#### WRITTEN TASK:
Working from the top of the listing below, retype each line through the line containing "categories = [str(i) for i in range(1, 19)]", both included, with no pictures.

════════════════

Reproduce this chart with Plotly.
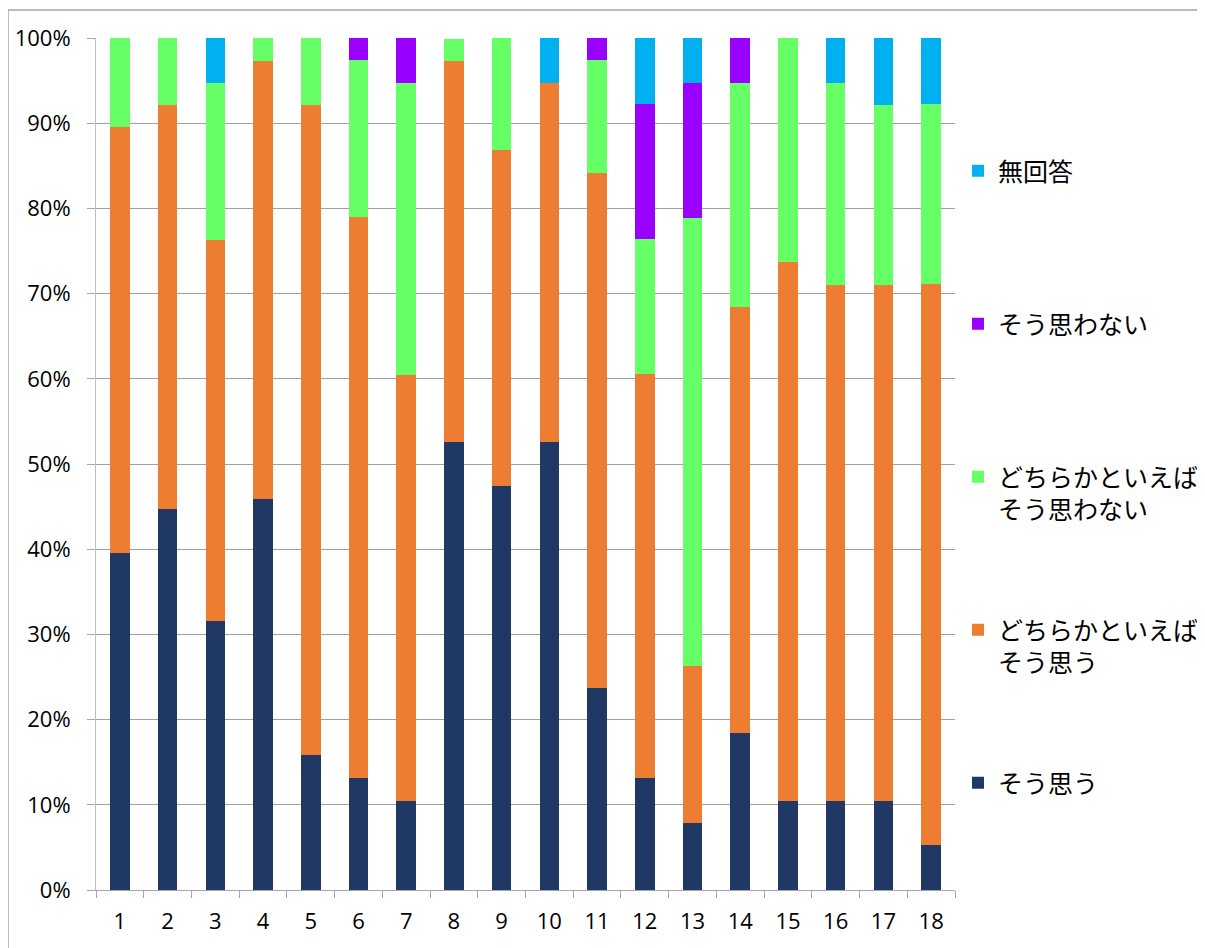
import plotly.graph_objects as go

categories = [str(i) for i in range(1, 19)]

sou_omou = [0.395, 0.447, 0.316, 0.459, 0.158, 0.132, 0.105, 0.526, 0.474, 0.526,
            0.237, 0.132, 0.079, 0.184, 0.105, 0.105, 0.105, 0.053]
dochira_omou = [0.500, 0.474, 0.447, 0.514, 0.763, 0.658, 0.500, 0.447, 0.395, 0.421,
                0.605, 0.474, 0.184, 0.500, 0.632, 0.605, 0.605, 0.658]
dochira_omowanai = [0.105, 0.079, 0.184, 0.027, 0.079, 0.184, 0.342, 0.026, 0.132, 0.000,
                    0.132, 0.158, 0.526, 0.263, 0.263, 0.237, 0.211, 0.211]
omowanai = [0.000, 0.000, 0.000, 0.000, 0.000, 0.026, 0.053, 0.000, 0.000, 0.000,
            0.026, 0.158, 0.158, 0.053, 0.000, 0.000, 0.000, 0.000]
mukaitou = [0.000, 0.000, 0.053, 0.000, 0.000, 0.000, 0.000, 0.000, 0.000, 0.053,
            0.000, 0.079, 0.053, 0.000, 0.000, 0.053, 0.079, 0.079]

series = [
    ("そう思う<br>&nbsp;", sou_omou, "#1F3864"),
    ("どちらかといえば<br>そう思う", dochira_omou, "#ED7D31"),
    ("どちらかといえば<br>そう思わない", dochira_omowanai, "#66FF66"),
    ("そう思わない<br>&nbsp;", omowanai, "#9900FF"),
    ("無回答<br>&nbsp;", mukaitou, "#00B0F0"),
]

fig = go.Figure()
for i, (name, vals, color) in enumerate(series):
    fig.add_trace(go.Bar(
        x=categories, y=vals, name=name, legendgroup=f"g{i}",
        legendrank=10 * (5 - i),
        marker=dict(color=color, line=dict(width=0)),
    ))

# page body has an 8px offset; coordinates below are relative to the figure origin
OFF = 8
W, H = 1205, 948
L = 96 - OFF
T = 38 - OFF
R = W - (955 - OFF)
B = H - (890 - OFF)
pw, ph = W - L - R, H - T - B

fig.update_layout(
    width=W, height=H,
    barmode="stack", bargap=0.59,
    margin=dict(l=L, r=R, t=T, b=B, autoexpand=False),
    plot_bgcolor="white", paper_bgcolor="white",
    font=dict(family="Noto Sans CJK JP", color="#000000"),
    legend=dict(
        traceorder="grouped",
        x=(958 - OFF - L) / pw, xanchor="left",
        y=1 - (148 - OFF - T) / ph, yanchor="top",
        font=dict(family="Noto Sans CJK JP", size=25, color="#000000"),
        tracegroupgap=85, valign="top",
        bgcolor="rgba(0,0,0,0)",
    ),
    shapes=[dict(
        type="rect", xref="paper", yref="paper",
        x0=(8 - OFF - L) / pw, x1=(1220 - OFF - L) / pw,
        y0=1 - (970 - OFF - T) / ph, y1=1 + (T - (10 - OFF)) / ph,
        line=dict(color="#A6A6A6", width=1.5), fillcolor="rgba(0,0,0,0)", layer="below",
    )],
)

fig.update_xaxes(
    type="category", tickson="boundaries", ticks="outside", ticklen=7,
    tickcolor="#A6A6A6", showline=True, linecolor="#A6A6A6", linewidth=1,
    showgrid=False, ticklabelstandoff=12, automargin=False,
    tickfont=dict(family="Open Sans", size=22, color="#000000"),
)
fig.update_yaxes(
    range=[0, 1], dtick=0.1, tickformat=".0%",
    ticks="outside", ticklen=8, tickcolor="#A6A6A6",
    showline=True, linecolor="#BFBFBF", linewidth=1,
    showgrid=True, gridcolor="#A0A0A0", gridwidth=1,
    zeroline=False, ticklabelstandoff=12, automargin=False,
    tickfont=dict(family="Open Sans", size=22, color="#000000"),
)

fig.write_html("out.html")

════════════════

#### IN RESPONSE:
Reproduce this chart with Plotly.
import plotly.graph_objects as go

categories = [str(i) for i in range(1, 19)]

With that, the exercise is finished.